Two essential functions of reason are finding solutions and validating solutions. In finding solutions, sometimes we apply reason as a search process, that is, we work through a number of combinations until we find one that works, or until we give up. By deduction we can reduce the size of the search space, and sometimes deduction will lead to a result without any search being necessary at all. In validating solutions, we might obtain the proposed solution from anywhere, possibly from outside reason itself, and then, again it is sometimes a search process: we may attempt to find contradictions that invalidate the proposed solution, and we do not always find them immediately. This would be validation by absence of contradictions, but we might also validate a solution affirmatively by using it in a problem. For instance, we can verify that 7 is the square root of 49 by computing 7*7, and it would be useless to verify it by testing that 7*7 does not equal any of the values 1,2,3…48,50,51,52… infinity.

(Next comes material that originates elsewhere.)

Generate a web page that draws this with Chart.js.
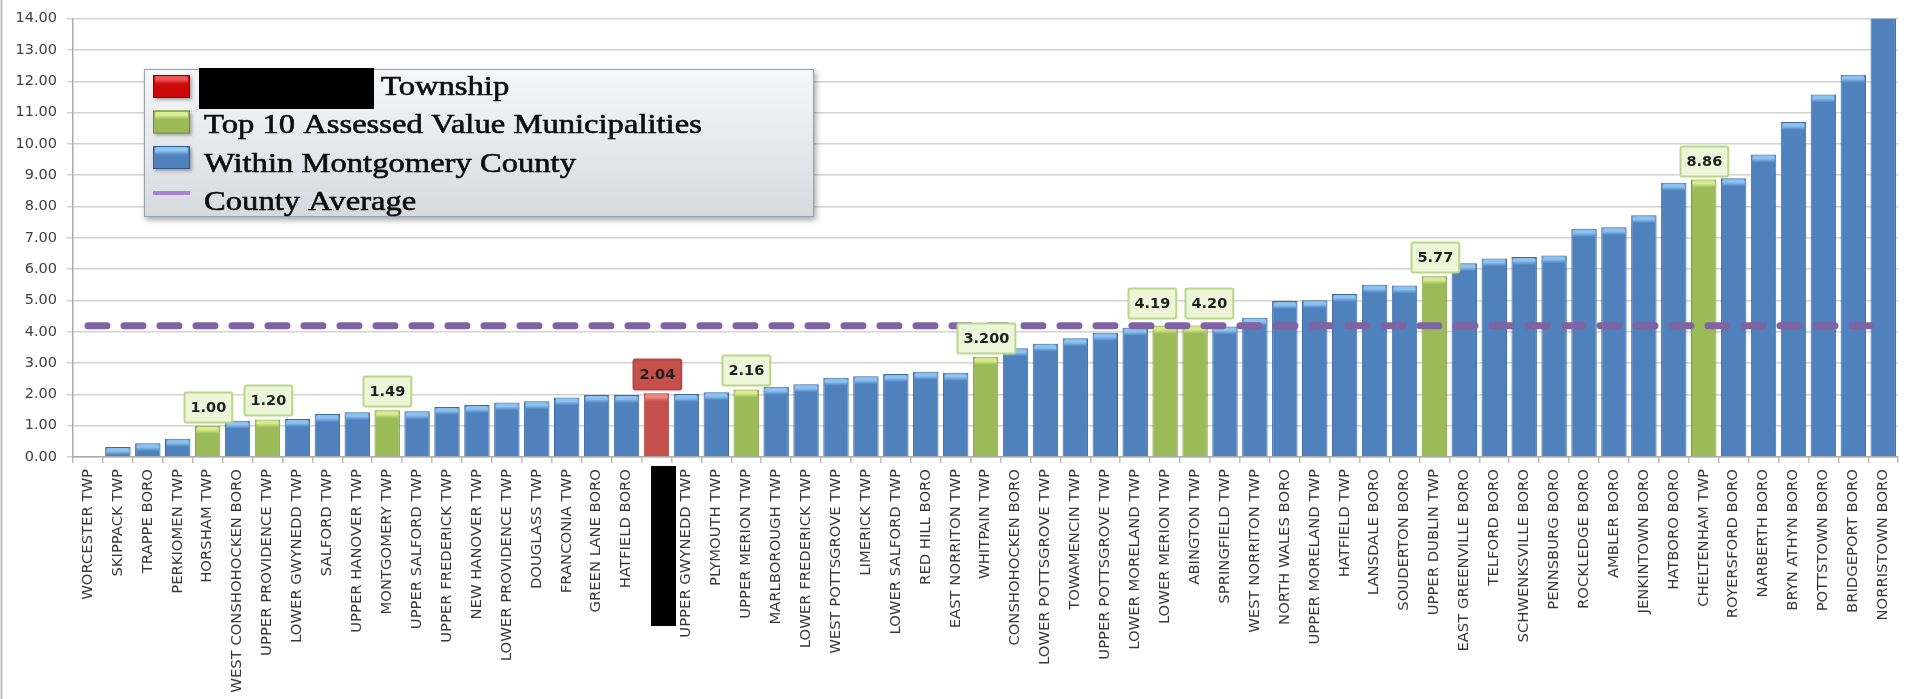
<!DOCTYPE html>
<html>
<head>
<meta charset="utf-8">
<title>Millage by Municipality</title>
<script src="https://cdn.jsdelivr.net/npm/chart.js@4.4.1/dist/chart.umd.min.js"></script>
<style>
  html, body { margin: 0; padding: 0; background: #ffffff; }
  canvas { display: block; }
</style>
</head>
<body>
<canvas id="chart" width="1907" height="699"></canvas>
<script>
// Municipalities in ascending order of rate; the home township's name is blacked out.
const categories = [
  'WORCESTER TWP', 'SKIPPACK TWP', 'TRAPPE BORO', 'PERKIOMEN TWP', 'HORSHAM TWP',
  'WEST CONSHOHOCKEN BORO', 'UPPER PROVIDENCE TWP', 'LOWER GWYNEDD TWP', 'SALFORD TWP', 'UPPER HANOVER TWP',
  'MONTGOMERY TWP', 'UPPER SALFORD TWP', 'UPPER FREDERICK TWP', 'NEW HANOVER TWP', 'LOWER PROVIDENCE TWP',
  'DOUGLASS TWP', 'FRANCONIA TWP', 'GREEN LANE BORO', 'HATFIELD BORO', '',
  'UPPER GWYNEDD TWP', 'PLYMOUTH TWP', 'UPPER MERION TWP', 'MARLBOROUGH TWP', 'LOWER FREDERICK TWP',
  'WEST POTTSGROVE TWP', 'LIMERICK TWP', 'LOWER SALFORD TWP', 'RED HILL BORO', 'EAST NORRITON TWP',
  'WHITPAIN TWP', 'CONSHOHOCKEN BORO', 'LOWER POTTSGROVE TWP', 'TOWAMENCIN TWP', 'UPPER POTTSGROVE TWP',
  'LOWER MORELAND TWP', 'LOWER MERION TWP', 'ABINGTON TWP', 'SPRINGFIELD TWP', 'WEST NORRITON TWP',
  'NORTH WALES BORO', 'UPPER MORELAND TWP', 'HATFIELD TWP', 'LANSDALE BORO', 'SOUDERTON BORO',
  'UPPER DUBLIN TWP', 'EAST GREENVILLE BORO', 'TELFORD BORO', 'SCHWENKSVILLE BORO', 'PENNSBURG BORO',
  'ROCKLEDGE BORO', 'AMBLER BORO', 'JENKINTOWN BORO', 'HATBORO BORO', 'CHELTENHAM TWP',
  'ROYERSFORD BORO', 'NARBERTH BORO', 'BRYN ATHYN BORO', 'POTTSTOWN BORO', 'BRIDGEPORT BORO',
  'NORRISTOWN BORO'
];

const rates = [
  0.00, 0.32, 0.44, 0.58, 1.00,
  1.16, 1.20, 1.21, 1.37, 1.43,
  1.49, 1.46, 1.60, 1.66, 1.74,
  1.78, 1.90, 1.98, 1.98, 2.04,
  2.01, 2.07, 2.16, 2.24, 2.32,
  2.53, 2.58, 2.65, 2.72, 2.69,
  3.200, 3.47, 3.62, 3.79, 3.97,
  4.13, 4.19, 4.20, 4.17, 4.45,
  4.98, 5.01, 5.21, 5.50, 5.48,
  5.77, 6.19, 6.34, 6.39, 6.44,
  7.29, 7.34, 7.72, 8.76, 8.86,
  8.90, 9.66, 10.70, 11.58, 12.21,
  14.60
];

const top10Municipalities = [
  'HORSHAM TWP', 'UPPER PROVIDENCE TWP', 'MONTGOMERY TWP', 'UPPER MERION TWP', 'WHITPAIN TWP',
  'LOWER MERION TWP', 'ABINGTON TWP', 'UPPER DUBLIN TWP', 'CHELTENHAM TWP'
];

const homeIndex = 19;
const countyAverage = 4.19;

const yMin = 0;
const yMax = 14;
const yStep = 1;

// Decimal places shown in a bar's value box (2 unless listed)
const labelDecimals = { 'WHITPAIN TWP': 3 };

const seriesNames = ['Township', 'Top 10 Assessed Value Municipalities', 'Within Montgomery County', 'County Average'];

// ---- series split ----
const isTop10 = categories.map(c => top10Municipalities.includes(c));
const homeData = rates.map((v, i) => (i === homeIndex ? v : null));
const top10Data = rates.map((v, i) => (isTop10[i] ? v : null));
const otherData = rates.map((v, i) => (i !== homeIndex && !isTop10[i] ? v : null));
const averageData = categories.map(() => countyAverage);

const barCommon = {
  type: 'bar',
  grouped: false,
  categoryPercentage: 0.85,
  barPercentage: 1.0,
  borderWidth: 1,
  borderSkipped: 'bottom',
  order: 1
};

// ---- plugins ----
function roundRectPath(ctx, x, y, w, h, r) {
  ctx.beginPath();
  ctx.moveTo(x + r, y);
  ctx.lineTo(x + w - r, y);
  ctx.quadraticCurveTo(x + w, y, x + w, y + r);
  ctx.lineTo(x + w, y + h - r);
  ctx.quadraticCurveTo(x + w, y + h, x + w - r, y + h);
  ctx.lineTo(x + r, y + h);
  ctx.quadraticCurveTo(x, y + h, x, y + h - r);
  ctx.lineTo(x, y + r);
  ctx.quadraticCurveTo(x, y, x + r, y);
  ctx.closePath();
}

// Glossy cap on top of each bar
const bevelPlugin = {
  id: 'bevel',
  afterDatasetDraw(chart, args) {
    const ds = chart.data.datasets[args.index];
    if (!ds.bevelColor) return;
    const { ctx, chartArea } = chart;
    const yScale = chart.scales.y;
    ctx.save();
    ctx.beginPath();
    ctx.rect(chartArea.left, chartArea.top, chartArea.right - chartArea.left, chartArea.bottom - chartArea.top);
    ctx.clip();
    args.meta.data.forEach((bar, i) => {
      const v = ds.data[i];
      if (v == null || v <= 0 || v > yScale.max) return;
      const p = bar.getProps(['x', 'y', 'width', 'base'], true);
      const h = Math.min(8, p.base - p.y - 1);
      if (h <= 1) return;
      const left = p.x - p.width / 2 + 1.5;
      const w = p.width - 3;
      const g = ctx.createLinearGradient(0, p.y, 0, p.y + h);
      g.addColorStop(0, ds.bevelColor);
      g.addColorStop(0.5, ds.bevelColor);
      g.addColorStop(1, ds.backgroundColor);
      ctx.fillStyle = g;
      roundRectPath(ctx, left, p.y + 1, w, h, 2);
      ctx.fill();
    });
    ctx.restore();
  }
};

// Boxed value tags above selected bars; neighbouring tags are nudged apart
const valueLabelPlugin = {
  id: 'valueLabels',
  afterDatasetsDraw(chart) {
    const { ctx } = chart;
    const font = 'bold 14.5px "DejaVu Sans", sans-serif';
    const tags = [];
    ctx.save();
    ctx.font = font;
    chart.data.datasets.forEach((ds, di) => {
      if (!ds.tagFill) return;
      const meta = chart.getDatasetMeta(di);
      meta.data.forEach((bar, i) => {
        const v = ds.data[i];
        if (v == null) return;
        const digits = labelDecimals[categories[i]] !== undefined ? labelDecimals[categories[i]] : 2;
        const text = v.toFixed(digits);
        const w = ctx.measureText(text).width + 12;
        const p = bar.getProps(['x', 'y'], true);
        tags.push({ text, w, h: 30, cx: p.x, bottom: p.y - 4, fill: ds.tagFill, border: ds.tagBorder });
      });
    });
    tags.sort((a, b) => a.cx - b.cx);
    const gap = 9;
    for (let i = 1; i < tags.length; i++) {
      const a = tags[i - 1], b = tags[i];
      const overlap = (a.cx + a.w / 2 + gap) - (b.cx - b.w / 2);
      if (overlap > 0 && Math.abs(a.bottom - b.bottom) < b.h) {
        a.cx -= overlap / 2;
        b.cx += overlap / 2;
        a.bottom -= 4;
        b.bottom -= 4;
      }
    }
    tags.forEach(t => {
      const bx = Math.round(t.cx - t.w / 2);
      const by = Math.round(t.bottom - t.h);
      roundRectPath(ctx, bx + 0.5, by + 0.5, t.w, t.h, 2);
      ctx.fillStyle = t.fill;
      ctx.fill();
      ctx.lineWidth = 2;
      ctx.strokeStyle = t.border;
      ctx.stroke();
      ctx.fillStyle = '#1e1e1e';
      ctx.textAlign = 'center';
      ctx.textBaseline = 'middle';
      ctx.fillText(t.text, bx + t.w / 2 + 0.5, by + t.h / 2 + 1.5);
    });
    ctx.restore();
  }
};

// Frame line and the blacked-out category name
const framePlugin = {
  id: 'frame',
  afterDraw(chart) {
    const { ctx, chartArea } = chart;
    const xScale = chart.scales.x;
    ctx.save();
    ctx.fillStyle = '#bdbdbd';
    ctx.fillRect(0.5, 0, 2, chart.height);
    const cx = xScale.getPixelForValue(homeIndex);
    ctx.fillStyle = '#000000';
    ctx.fillRect(Math.round(cx - 5), chartArea.bottom + 9, 25, 160);
    ctx.restore();
  }
};

// Floating legend panel
const legendPlugin = {
  id: 'boxLegend',
  afterDraw(chart, args, opts) {
    const { ctx } = chart;
    const b = opts.box;
    ctx.save();
    ctx.shadowColor = 'rgba(0,0,0,0.35)';
    ctx.shadowBlur = 6;
    ctx.shadowOffsetX = 2;
    ctx.shadowOffsetY = 3;
    const g = ctx.createLinearGradient(0, b.y, 0, b.y + b.height);
    g.addColorStop(0, '#f6f7f9');
    g.addColorStop(1, '#d6dadf');
    ctx.fillStyle = g;
    ctx.fillRect(b.x, b.y, b.width, b.height);
    ctx.shadowColor = 'transparent';
    ctx.strokeStyle = '#9ba1a8';
    ctx.lineWidth = 1;
    ctx.strokeRect(b.x + 0.5, b.y + 0.5, b.width - 1, b.height - 1);

    chart.data.datasets.forEach((ds, i) => {
      const cy = opts.symbolTop + i * opts.symbolStep;
      const baseline = opts.textTop + i * opts.textStep;
      const sx = opts.symbolX;
      const sw = opts.symbolWidth;
      if (ds.type === 'line') {
        ctx.fillStyle = ds.legendColor;
        ctx.fillRect(sx, cy - 2, sw, 4);
      } else {
        const sh = 23;
        const top = cy - sh / 2;
        ctx.save();
        ctx.shadowColor = 'rgba(0,0,0,0.3)';
        ctx.shadowBlur = 3;
        ctx.shadowOffsetY = 2;
        ctx.fillStyle = ds.legendColor;
        ctx.fillRect(sx, top, sw, sh);
        ctx.restore();
        const cg = ctx.createLinearGradient(0, top, 0, top + 9);
        cg.addColorStop(0, ds.legendBevel);
        cg.addColorStop(0.5, ds.legendBevel);
        cg.addColorStop(1, ds.legendColor);
        ctx.fillStyle = cg;
        roundRectPath(ctx, sx + 2, top + 1, sw - 4, 9, 2);
        ctx.fill();
        ctx.strokeStyle = ds.legendEdge;
        ctx.lineWidth = 1;
        ctx.strokeRect(sx + 0.5, top + 0.5, sw - 1, sh - 1);
      }
      let tx = opts.textX;
      if (ds.legendRedacted) {
        ctx.fillStyle = '#000000';
        ctx.fillRect(tx - 5, 68, 175, 41);
        tx += 177;
      }
      ctx.save();
      ctx.font = '28px "Liberation Serif", serif';
      ctx.fillStyle = '#0d0d0d';
      ctx.strokeStyle = '#0d0d0d';
      ctx.lineWidth = 0.6;
      ctx.textBaseline = 'alphabetic';
      ctx.translate(tx, baseline);
      ctx.scale(1.165, 1);
      ctx.fillText(ds.label, 0, 0);
      ctx.strokeText(ds.label, 0, 0);
      ctx.restore();
    });
    ctx.restore();
  }
};

const tickFont = { family: '"DejaVu Sans", sans-serif', size: 14.5 };

new Chart(document.getElementById('chart'), {
  data: {
    labels: categories,
    datasets: [
      Object.assign({}, barCommon, {
        label: seriesNames[0],
        data: homeData,
        backgroundColor: '#c6504c',
        borderColor: '#a8403d',
        bevelColor: '#e98a86',
        tagFill: '#c6504c',
        tagBorder: '#b84642',
        legendColor: '#cc0a0a',
        legendBevel: '#ee5555',
        legendEdge: '#8c0000',
        legendRedacted: true
      }),
      Object.assign({}, barCommon, {
        label: seriesNames[1],
        data: top10Data,
        backgroundColor: '#9bbb59',
        borderColor: '#7d9a42',
        bevelColor: '#d7ea8e',
        tagFill: '#edf6d8',
        tagBorder: '#b8d885',
        legendColor: '#9bbb59',
        legendBevel: '#dcee96',
        legendEdge: '#6f8a3a'
      }),
      Object.assign({}, barCommon, {
        label: seriesNames[2],
        data: otherData,
        backgroundColor: '#4f81bd',
        borderColor: '#3d6a9f',
        bevelColor: '#8cc2f0',
        legendColor: '#4f81bd',
        legendBevel: '#90c6f4',
        legendEdge: '#33598a'
      }),
      {
        type: 'line',
        label: seriesNames[3],
        data: averageData,
        borderColor: '#8064a2',
        borderWidth: 7,
        borderDash: [19, 17],
        borderCapStyle: 'round',
        pointRadius: 0,
        fill: false,
        tension: 0,
        order: 0,
        legendColor: '#ad7fcf'
      }
    ]
  },
  options: {
    responsive: false,
    animation: false,
    devicePixelRatio: 1,
    layout: {
      autoPadding: false,
      padding: { top: 13, left: 0, right: 0, bottom: 0 }
    },
    plugins: {
      legend: { display: false },
      tooltip: { enabled: false },
      boxLegend: {
        box: { x: 144, y: 69, width: 670, height: 148 },
        symbolX: 153,
        symbolWidth: 37,
        symbolTop: 86.5,
        symbolStep: 35.5,
        textX: 204,
        textTop: 94.5,
        textStep: 38.5
      }
    },
    scales: {
      x: {
        grid: {
          offset: true,
          drawOnChartArea: false,
          drawTicks: true,
          tickLength: 6,
          color: '#bcbcbc',
          lineWidth: 1.5
        },
        border: { display: true, color: '#aaaaaa', width: 1.5 },
        ticks: {
          autoSkip: false,
          minRotation: 90,
          maxRotation: 90,
          padding: 6,
          color: '#383838',
          font: { family: '"DejaVu Sans", sans-serif', size: 14.8 }
        },
        afterFit(scale) { scale.height = 242; }
      },
      y: {
        min: yMin,
        max: yMax,
        grid: {
          color: '#d2d2d2',
          lineWidth: 1.5,
          drawTicks: true,
          tickLength: 6
        },
        border: { display: true, color: '#aaaaaa', width: 1.5 },
        ticks: {
          stepSize: yStep,
          padding: 10,
          color: '#404040',
          font: tickFont,
          callback: v => Number(v).toFixed(2)
        },
        afterFit(scale) { scale.width = 73; }
      }
    }
  },
  plugins: [bevelPlugin, valueLabelPlugin, framePlugin, legendPlugin]
});
</script>
</body>
</html>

Reasoning is a slow, tedious process, and it can only consider so many possible solutions in a given amount of time. But it is reliable, and the results of different pieces of reasoning can often be composed to yield a larger, consistent result. But it is clear that our minds have other ways of functioning as well, with other strengths and weaknesses. In particular, it seems that reasoning is essentially a reactive process. It reacts to a given problem with given constraints and rules of inference. But it seems to be unable to create. Creativity appears to always come from extralogical, extra-reasonable places. Creativity in the spontaneous sense of a child drawing a picture with crayons, or a novelist writing a book, or an orator using a particularly persuasive combination of words that captures a fleeting feeling, or a commuter taking a different route home from work, out of curiosity. The distinction is not always clear-cut: a decision like choosing the colour of a wallpaper could be done both using “principles” with which one reasons logically, or using a spur of the moment feeling about what is good. It is clear, though, that the two can interact very productively: often a complex mental activity needs a dialogue between reason and extra-reason, and not just in the sense that extra-reason produces a suggestion that reason validates. This seems to be the danger with excessive reliance on rationality and scientific skepticism, then – it risks shutting out the essential extralogical factor and reducing decision making to searching, or from another viewpoint, it risks invalidating the most powerful search heuristic of all.
It seems as if there is a parallel, of sorts, with modern democracy in this distinction. Democracy at the national level, too, is a reactive form of decision making today. It is true that groups of a small or moderate size sometimes can create things collectively, and when they do, it seems to be the case that the form of the group enables individuals to take turns in influencing the group and being responsible towards it: the individuals make serial contributions that layer on top of each other to form the collective contribution. But voters in a national democracy do not have a format that allows this process to take place across the entire group, and the scale is too great. Those who create proposals are smaller subgroups or elites, and the voters are reduced to playing one of the roles that reason can play: affirm or reject proposals. In fact, not even this, since they are typically not asked to affirm every proposal – they are able to stage a revolution if their discontent becomes tremendously large, and otherwise they only have the ability to voice rejection every four years or so. (The exceptional case where very large groups can create something collectively would be when they share a common sentiment very well, for instance in the event of a national crisis.)
The seat of creativity is ultimately in the individual, and not in the collective. When democracies create agendas, goals, projects and proposals, they are not acting democratically, but channeling individual elements within.